Probe into Ashkelon brutality case opened

Police are investigating claims by African-American converts that immigration inspectors used severe violence against them.

Ashkelon police confirmed Thursday that it was conducting a mutual investigation into the complaint by Trina Woodcox against Oz Unit immigration inspectors, who she claimed beat her and her family members during a wrongful arrest in her home in Ashkelon Tuesday evening, and the inspectors’ claim that they were the ones attacked.
On Wednesday Woodcox, the matriarch of a family of African American converts, who recently moved to Israel with plans of immigrating, accused Oz inspectors of using severe violence against her and her family, in the process of wrongfully arresting her son-in-law on charges that he was an illegal resident.

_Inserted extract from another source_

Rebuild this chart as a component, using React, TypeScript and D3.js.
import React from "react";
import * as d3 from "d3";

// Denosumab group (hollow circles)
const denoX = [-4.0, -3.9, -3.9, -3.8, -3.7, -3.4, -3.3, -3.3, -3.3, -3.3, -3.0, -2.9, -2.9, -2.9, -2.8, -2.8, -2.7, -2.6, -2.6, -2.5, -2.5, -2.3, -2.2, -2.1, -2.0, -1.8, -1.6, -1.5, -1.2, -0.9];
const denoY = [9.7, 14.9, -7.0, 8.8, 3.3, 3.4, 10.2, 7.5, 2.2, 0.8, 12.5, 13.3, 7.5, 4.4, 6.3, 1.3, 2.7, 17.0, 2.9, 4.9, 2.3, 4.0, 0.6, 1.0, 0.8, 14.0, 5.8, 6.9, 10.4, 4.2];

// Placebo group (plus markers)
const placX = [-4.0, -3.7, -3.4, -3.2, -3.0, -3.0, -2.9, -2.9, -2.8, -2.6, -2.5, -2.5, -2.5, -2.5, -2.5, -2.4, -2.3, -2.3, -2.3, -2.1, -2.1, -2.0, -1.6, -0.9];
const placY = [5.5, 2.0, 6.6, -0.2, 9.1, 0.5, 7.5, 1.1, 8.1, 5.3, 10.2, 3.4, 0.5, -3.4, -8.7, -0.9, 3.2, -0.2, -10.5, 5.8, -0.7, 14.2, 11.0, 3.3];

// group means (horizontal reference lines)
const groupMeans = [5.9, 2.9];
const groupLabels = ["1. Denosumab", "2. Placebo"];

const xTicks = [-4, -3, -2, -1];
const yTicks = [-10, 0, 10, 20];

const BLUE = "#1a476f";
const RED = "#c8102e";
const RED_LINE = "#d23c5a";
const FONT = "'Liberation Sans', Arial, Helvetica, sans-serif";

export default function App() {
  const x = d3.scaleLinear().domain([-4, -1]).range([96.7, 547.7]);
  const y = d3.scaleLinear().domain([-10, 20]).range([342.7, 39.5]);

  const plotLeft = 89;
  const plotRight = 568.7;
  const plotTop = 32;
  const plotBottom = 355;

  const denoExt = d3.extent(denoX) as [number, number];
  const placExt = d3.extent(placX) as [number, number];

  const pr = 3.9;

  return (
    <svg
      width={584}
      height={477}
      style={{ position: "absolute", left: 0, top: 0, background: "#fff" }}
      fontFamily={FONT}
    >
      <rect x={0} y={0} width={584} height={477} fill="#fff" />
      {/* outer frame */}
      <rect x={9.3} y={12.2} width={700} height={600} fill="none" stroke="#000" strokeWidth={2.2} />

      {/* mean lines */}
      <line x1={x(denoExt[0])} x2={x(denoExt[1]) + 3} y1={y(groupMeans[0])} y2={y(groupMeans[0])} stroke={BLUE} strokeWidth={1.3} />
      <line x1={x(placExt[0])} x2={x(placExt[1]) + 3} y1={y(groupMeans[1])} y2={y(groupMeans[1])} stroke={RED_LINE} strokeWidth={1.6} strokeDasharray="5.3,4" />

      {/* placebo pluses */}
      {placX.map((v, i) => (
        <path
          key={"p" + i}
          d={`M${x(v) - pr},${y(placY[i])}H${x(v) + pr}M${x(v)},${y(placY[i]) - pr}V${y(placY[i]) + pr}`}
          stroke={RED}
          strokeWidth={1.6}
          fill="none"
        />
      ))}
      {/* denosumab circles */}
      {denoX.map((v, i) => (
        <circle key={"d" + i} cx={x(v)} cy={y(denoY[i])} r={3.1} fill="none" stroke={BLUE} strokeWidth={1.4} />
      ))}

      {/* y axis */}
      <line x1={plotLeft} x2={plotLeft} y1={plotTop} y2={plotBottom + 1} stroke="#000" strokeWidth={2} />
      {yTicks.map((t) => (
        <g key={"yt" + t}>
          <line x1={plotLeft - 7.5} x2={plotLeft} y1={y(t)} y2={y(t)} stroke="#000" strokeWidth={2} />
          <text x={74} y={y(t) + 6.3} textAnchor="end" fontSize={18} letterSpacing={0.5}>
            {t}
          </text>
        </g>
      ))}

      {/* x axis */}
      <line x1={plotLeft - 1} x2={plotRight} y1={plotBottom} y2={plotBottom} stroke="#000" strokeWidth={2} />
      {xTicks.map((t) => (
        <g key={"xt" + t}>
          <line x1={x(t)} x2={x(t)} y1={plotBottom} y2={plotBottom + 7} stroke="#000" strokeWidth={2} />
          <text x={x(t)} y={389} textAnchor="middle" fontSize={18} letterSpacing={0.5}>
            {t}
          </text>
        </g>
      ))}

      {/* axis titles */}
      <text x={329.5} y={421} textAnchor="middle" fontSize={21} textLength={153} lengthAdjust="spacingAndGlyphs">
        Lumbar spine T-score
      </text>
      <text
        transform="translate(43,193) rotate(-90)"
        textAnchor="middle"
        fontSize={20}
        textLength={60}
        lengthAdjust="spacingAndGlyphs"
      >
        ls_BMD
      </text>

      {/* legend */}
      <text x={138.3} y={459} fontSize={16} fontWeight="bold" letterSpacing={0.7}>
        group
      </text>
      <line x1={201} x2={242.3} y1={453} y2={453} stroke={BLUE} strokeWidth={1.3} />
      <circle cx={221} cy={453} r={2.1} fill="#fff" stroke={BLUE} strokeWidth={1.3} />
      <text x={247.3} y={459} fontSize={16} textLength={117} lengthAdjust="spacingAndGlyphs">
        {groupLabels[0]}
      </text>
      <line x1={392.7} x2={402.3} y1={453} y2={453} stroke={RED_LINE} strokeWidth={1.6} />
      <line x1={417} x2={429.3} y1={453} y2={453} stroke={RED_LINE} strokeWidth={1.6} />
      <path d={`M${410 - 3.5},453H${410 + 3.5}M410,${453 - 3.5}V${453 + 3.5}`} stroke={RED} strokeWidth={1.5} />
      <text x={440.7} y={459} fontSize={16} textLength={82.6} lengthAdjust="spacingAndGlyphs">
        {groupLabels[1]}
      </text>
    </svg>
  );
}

A police spokeswoman told The Jerusalem Post that the family members arrived at the station accompanied by Oz Unit officers on Tuesday evening, and that complaints of assault by both sides against one another were registered.
The police response came after Woodcox claimed the police ignored her complaint and that she was turned away without a complaint file being opened.
The police spokeswoman also denied that there had been police officers present on the scene at the time of the arrest, countering claims by the Woodcox family and neighbors who had stated that Ashkelon police had accompanied the Oz inspectors to the apartment.
Meanwhile the family’s lawyer, Nicole Maor, who acts as legal counsel for the Israel Religious Action Center of the Reform Movement, filed a complaint with the police internal affairs unit, requesting that an investigation be conducted immediately into the actions of the Ashkelon police force.
Woodcox returned from hospital Thursday afternoon suffering from dizzy spells she attributed to blows to the head she suffered at the hand of the inspectors. She said her daughter Kristine, who is seven months pregnant, had recovered from internal bleeding she said were the result of being kicked in the stomach.
Sean Garrett, the man who was arrested, suffered severe sprains in his wrists that he said were caused by being handcuffed to the car seat.